**Data segment**
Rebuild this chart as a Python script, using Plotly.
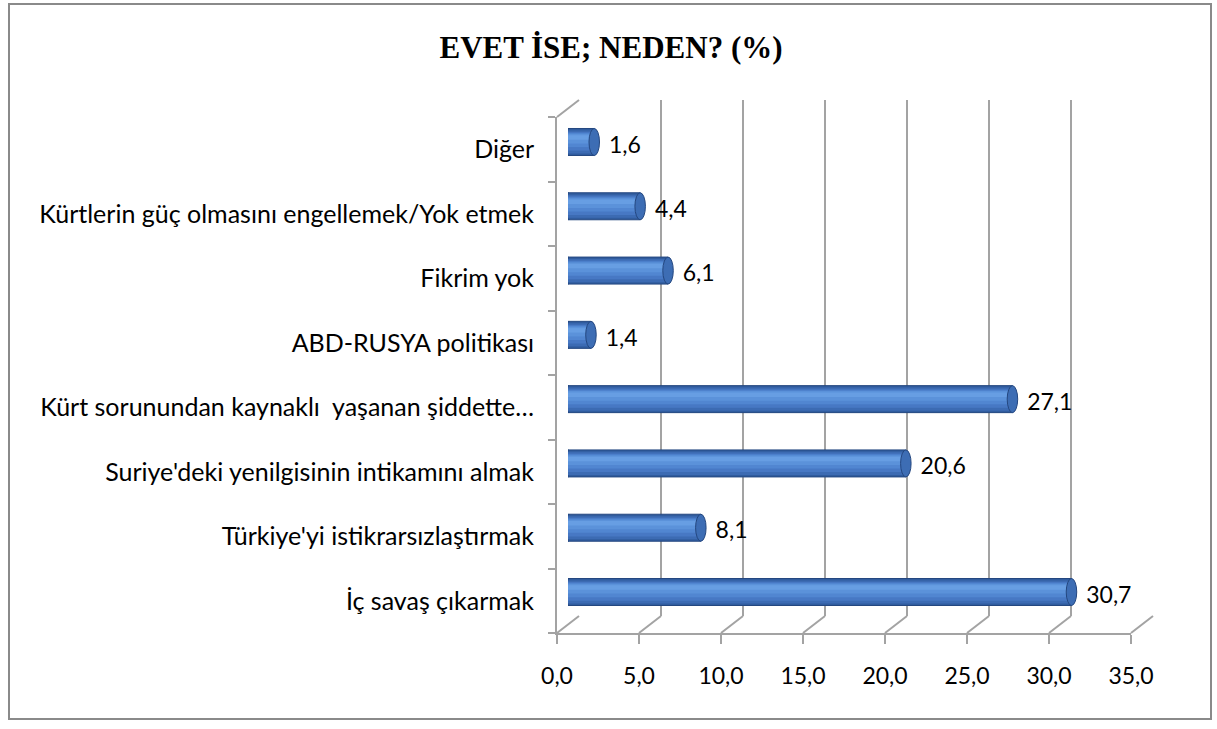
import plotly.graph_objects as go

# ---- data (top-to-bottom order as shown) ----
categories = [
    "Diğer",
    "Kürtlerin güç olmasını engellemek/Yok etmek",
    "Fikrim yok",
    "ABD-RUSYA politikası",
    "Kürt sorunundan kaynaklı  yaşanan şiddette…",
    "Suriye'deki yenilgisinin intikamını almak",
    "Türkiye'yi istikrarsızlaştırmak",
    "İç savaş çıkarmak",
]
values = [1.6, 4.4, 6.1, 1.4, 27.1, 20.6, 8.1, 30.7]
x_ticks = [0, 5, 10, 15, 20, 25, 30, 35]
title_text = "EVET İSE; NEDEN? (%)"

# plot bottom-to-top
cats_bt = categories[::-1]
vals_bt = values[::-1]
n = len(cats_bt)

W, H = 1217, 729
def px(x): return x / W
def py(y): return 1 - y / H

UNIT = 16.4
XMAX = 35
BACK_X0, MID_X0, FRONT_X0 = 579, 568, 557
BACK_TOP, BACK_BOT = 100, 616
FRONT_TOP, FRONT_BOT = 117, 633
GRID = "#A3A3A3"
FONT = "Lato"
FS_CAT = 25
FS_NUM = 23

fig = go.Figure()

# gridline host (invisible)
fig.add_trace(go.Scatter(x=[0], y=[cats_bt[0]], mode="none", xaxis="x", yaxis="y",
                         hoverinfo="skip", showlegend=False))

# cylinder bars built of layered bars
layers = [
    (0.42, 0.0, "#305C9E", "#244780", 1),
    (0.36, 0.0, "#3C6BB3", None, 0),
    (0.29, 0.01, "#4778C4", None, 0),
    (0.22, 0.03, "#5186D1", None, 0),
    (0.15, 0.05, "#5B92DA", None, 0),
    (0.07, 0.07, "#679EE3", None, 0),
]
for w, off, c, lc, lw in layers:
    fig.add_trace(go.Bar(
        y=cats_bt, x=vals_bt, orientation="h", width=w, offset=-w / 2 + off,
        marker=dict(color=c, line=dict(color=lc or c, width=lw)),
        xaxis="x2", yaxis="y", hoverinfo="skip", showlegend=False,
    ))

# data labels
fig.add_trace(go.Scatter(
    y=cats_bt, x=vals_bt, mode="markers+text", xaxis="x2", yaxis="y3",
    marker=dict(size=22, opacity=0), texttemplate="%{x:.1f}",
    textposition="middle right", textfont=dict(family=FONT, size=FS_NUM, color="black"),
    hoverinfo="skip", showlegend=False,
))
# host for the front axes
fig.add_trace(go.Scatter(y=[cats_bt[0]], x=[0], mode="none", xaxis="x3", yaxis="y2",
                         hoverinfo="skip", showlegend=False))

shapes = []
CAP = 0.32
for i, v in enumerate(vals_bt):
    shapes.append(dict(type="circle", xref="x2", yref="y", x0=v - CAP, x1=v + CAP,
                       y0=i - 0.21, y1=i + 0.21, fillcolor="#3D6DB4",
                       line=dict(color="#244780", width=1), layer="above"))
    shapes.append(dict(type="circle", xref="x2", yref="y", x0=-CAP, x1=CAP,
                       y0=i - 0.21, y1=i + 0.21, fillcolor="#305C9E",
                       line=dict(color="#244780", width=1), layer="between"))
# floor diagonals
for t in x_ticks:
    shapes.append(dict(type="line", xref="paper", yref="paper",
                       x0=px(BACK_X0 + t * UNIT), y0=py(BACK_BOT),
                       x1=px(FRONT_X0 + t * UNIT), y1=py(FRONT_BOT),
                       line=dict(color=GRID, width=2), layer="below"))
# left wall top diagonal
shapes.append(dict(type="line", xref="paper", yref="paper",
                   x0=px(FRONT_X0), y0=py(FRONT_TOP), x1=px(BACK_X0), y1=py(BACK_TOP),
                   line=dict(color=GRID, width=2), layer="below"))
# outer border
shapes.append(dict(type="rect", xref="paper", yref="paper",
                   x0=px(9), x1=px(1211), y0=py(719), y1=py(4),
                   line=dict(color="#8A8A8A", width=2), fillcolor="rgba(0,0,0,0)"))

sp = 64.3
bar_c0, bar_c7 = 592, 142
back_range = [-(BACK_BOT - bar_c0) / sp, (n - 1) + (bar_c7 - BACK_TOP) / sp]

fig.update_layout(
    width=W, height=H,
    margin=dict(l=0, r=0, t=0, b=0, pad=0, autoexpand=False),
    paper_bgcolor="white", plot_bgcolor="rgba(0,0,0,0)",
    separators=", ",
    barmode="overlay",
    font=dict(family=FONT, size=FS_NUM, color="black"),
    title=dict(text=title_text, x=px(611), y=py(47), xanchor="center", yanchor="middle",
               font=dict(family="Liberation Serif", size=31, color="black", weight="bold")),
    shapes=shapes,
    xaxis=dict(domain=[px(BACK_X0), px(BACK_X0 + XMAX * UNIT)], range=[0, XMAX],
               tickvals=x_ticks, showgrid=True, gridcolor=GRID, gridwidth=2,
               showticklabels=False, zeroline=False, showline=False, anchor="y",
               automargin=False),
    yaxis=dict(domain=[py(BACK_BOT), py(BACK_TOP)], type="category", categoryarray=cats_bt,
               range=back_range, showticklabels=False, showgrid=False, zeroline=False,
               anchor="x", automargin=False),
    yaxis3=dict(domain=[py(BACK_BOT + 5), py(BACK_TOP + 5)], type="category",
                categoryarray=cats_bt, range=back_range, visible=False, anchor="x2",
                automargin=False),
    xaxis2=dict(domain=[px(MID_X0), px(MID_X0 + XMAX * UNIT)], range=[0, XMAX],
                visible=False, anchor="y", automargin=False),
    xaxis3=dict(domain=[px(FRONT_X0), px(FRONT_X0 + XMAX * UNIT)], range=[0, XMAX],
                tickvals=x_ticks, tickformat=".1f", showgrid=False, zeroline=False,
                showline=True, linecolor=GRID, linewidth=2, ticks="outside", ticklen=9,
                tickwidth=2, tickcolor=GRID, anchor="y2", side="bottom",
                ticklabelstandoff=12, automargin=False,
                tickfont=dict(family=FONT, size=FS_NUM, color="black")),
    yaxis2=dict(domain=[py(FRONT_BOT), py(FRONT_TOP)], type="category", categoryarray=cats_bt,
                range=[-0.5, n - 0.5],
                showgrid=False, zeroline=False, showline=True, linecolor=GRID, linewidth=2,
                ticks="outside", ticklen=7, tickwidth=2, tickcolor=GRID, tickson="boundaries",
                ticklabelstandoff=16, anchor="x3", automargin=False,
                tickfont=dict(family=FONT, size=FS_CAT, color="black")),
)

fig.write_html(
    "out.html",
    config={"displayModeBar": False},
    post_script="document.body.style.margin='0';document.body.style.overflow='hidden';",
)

**Task**
Transcribe the whole listing, character for character, but not its images.

**Solution to this problem**
Rebuild this chart as a Python script, using Plotly.
import plotly.graph_objects as go

# ---- data (top-to-bottom order as shown) ----
categories = [
    "Diğer",
    "Kürtlerin güç olmasını engellemek/Yok etmek",
    "Fikrim yok",
    "ABD-RUSYA politikası",
    "Kürt sorunundan kaynaklı  yaşanan şiddette…",
    "Suriye'deki yenilgisinin intikamını almak",
    "Türkiye'yi istikrarsızlaştırmak",
    "İç savaş çıkarmak",
]
values = [1.6, 4.4, 6.1, 1.4, 27.1, 20.6, 8.1, 30.7]
x_ticks = [0, 5, 10, 15, 20, 25, 30, 35]
title_text = "EVET İSE; NEDEN? (%)"

# plot bottom-to-top
cats_bt = categories[::-1]
vals_bt = values[::-1]
n = len(cats_bt)

W, H = 1217, 729
def px(x): return x / W
def py(y): return 1 - y / H

UNIT = 16.4
XMAX = 35
BACK_X0, MID_X0, FRONT_X0 = 579, 568, 557
BACK_TOP, BACK_BOT = 100, 616
FRONT_TOP, FRONT_BOT = 117, 633
GRID = "#A3A3A3"
FONT = "Lato"
FS_CAT = 25
FS_NUM = 23

fig = go.Figure()

# gridline host (invisible)
fig.add_trace(go.Scatter(x=[0], y=[cats_bt[0]], mode="none", xaxis="x", yaxis="y",
                         hoverinfo="skip", showlegend=False))

# cylinder bars built of layered bars
layers = [
    (0.42, 0.0, "#305C9E", "#244780", 1),
    (0.36, 0.0, "#3C6BB3", None, 0),
    (0.29, 0.01, "#4778C4", None, 0),
    (0.22, 0.03, "#5186D1", None, 0),
    (0.15, 0.05, "#5B92DA", None, 0),
    (0.07, 0.07, "#679EE3", None, 0),
]
for w, off, c, lc, lw in layers:
    fig.add_trace(go.Bar(
        y=cats_bt, x=vals_bt, orientation="h", width=w, offset=-w / 2 + off,
        marker=dict(color=c, line=dict(color=lc or c, width=lw)),
        xaxis="x2", yaxis="y", hoverinfo="skip", showlegend=False,
    ))

# data labels
fig.add_trace(go.Scatter(
    y=cats_bt, x=vals_bt, mode="markers+text", xaxis="x2", yaxis="y3",
    marker=dict(size=22, opacity=0), texttemplate="%{x:.1f}",
    textposition="middle right", textfont=dict(family=FONT, size=FS_NUM, color="black"),
    hoverinfo="skip", showlegend=False,
))
# host for the front axes
fig.add_trace(go.Scatter(y=[cats_bt[0]], x=[0], mode="none", xaxis="x3", yaxis="y2",
                         hoverinfo="skip", showlegend=False))

shapes = []
CAP = 0.32
for i, v in enumerate(vals_bt):
    shapes.append(dict(type="circle", xref="x2", yref="y", x0=v - CAP, x1=v + CAP,
                       y0=i - 0.21, y1=i + 0.21, fillcolor="#3D6DB4",
                       line=dict(color="#244780", width=1), layer="above"))
    shapes.append(dict(type="circle", xref="x2", yref="y", x0=-CAP, x1=CAP,
                       y0=i - 0.21, y1=i + 0.21, fillcolor="#305C9E",
                       line=dict(color="#244780", width=1), layer="between"))
# floor diagonals
for t in x_ticks:
    shapes.append(dict(type="line", xref="paper", yref="paper",
                       x0=px(BACK_X0 + t * UNIT), y0=py(BACK_BOT),
                       x1=px(FRONT_X0 + t * UNIT), y1=py(FRONT_BOT),
                       line=dict(color=GRID, width=2), layer="below"))
# left wall top diagonal
shapes.append(dict(type="line", xref="paper", yref="paper",
                   x0=px(FRONT_X0), y0=py(FRONT_TOP), x1=px(BACK_X0), y1=py(BACK_TOP),
                   line=dict(color=GRID, width=2), layer="below"))
# outer border
shapes.append(dict(type="rect", xref="paper", yref="paper",
                   x0=px(9), x1=px(1211), y0=py(719), y1=py(4),
                   line=dict(color="#8A8A8A", width=2), fillcolor="rgba(0,0,0,0)"))

sp = 64.3
bar_c0, bar_c7 = 592, 142
back_range = [-(BACK_BOT - bar_c0) / sp, (n - 1) + (bar_c7 - BACK_TOP) / sp]

fig.update_layout(
    width=W, height=H,
    margin=dict(l=0, r=0, t=0, b=0, pad=0, autoexpand=False),
    paper_bgcolor="white", plot_bgcolor="rgba(0,0,0,0)",
    separators=", ",
    barmode="overlay",
    font=dict(family=FONT, size=FS_NUM, color="black"),
    title=dict(text=title_text, x=px(611), y=py(47), xanchor="center", yanchor="middle",
               font=dict(family="Liberation Serif", size=31, color="black", weight="bold")),
    shapes=shapes,
    xaxis=dict(domain=[px(BACK_X0), px(BACK_X0 + XMAX * UNIT)], range=[0, XMAX],
               tickvals=x_ticks, showgrid=True, gridcolor=GRID, gridwidth=2,
               showticklabels=False, zeroline=False, showline=False, anchor="y",
               automargin=False),
    yaxis=dict(domain=[py(BACK_BOT), py(BACK_TOP)], type="category", categoryarray=cats_bt,
               range=back_range, showticklabels=False, showgrid=False, zeroline=False,
               anchor="x", automargin=False),
    yaxis3=dict(domain=[py(BACK_BOT + 5), py(BACK_TOP + 5)], type="category",
                categoryarray=cats_bt, range=back_range, visible=False, anchor="x2",
                automargin=False),
    xaxis2=dict(domain=[px(MID_X0), px(MID_X0 + XMAX * UNIT)], range=[0, XMAX],
                visible=False, anchor="y", automargin=False),
    xaxis3=dict(domain=[px(FRONT_X0), px(FRONT_X0 + XMAX * UNIT)], range=[0, XMAX],
                tickvals=x_ticks, tickformat=".1f", showgrid=False, zeroline=False,
                showline=True, linecolor=GRID, linewidth=2, ticks="outside", ticklen=9,
                tickwidth=2, tickcolor=GRID, anchor="y2", side="bottom",
                ticklabelstandoff=12, automargin=False,
                tickfont=dict(family=FONT, size=FS_NUM, color="black")),
    yaxis2=dict(domain=[py(FRONT_BOT), py(FRONT_TOP)], type="category", categoryarray=cats_bt,
                range=[-0.5, n - 0.5],
                showgrid=False, zeroline=False, showline=True, linecolor=GRID, linewidth=2,
                ticks="outside", ticklen=7, tickwidth=2, tickcolor=GRID, tickson="boundaries",
                ticklabelstandoff=16, anchor="x3", automargin=False,
                tickfont=dict(family=FONT, size=FS_CAT, color="black")),
)

fig.write_html(
    "out.html",
    config={"displayModeBar": False},
    post_script="document.body.style.margin='0';document.body.style.overflow='hidden';",
)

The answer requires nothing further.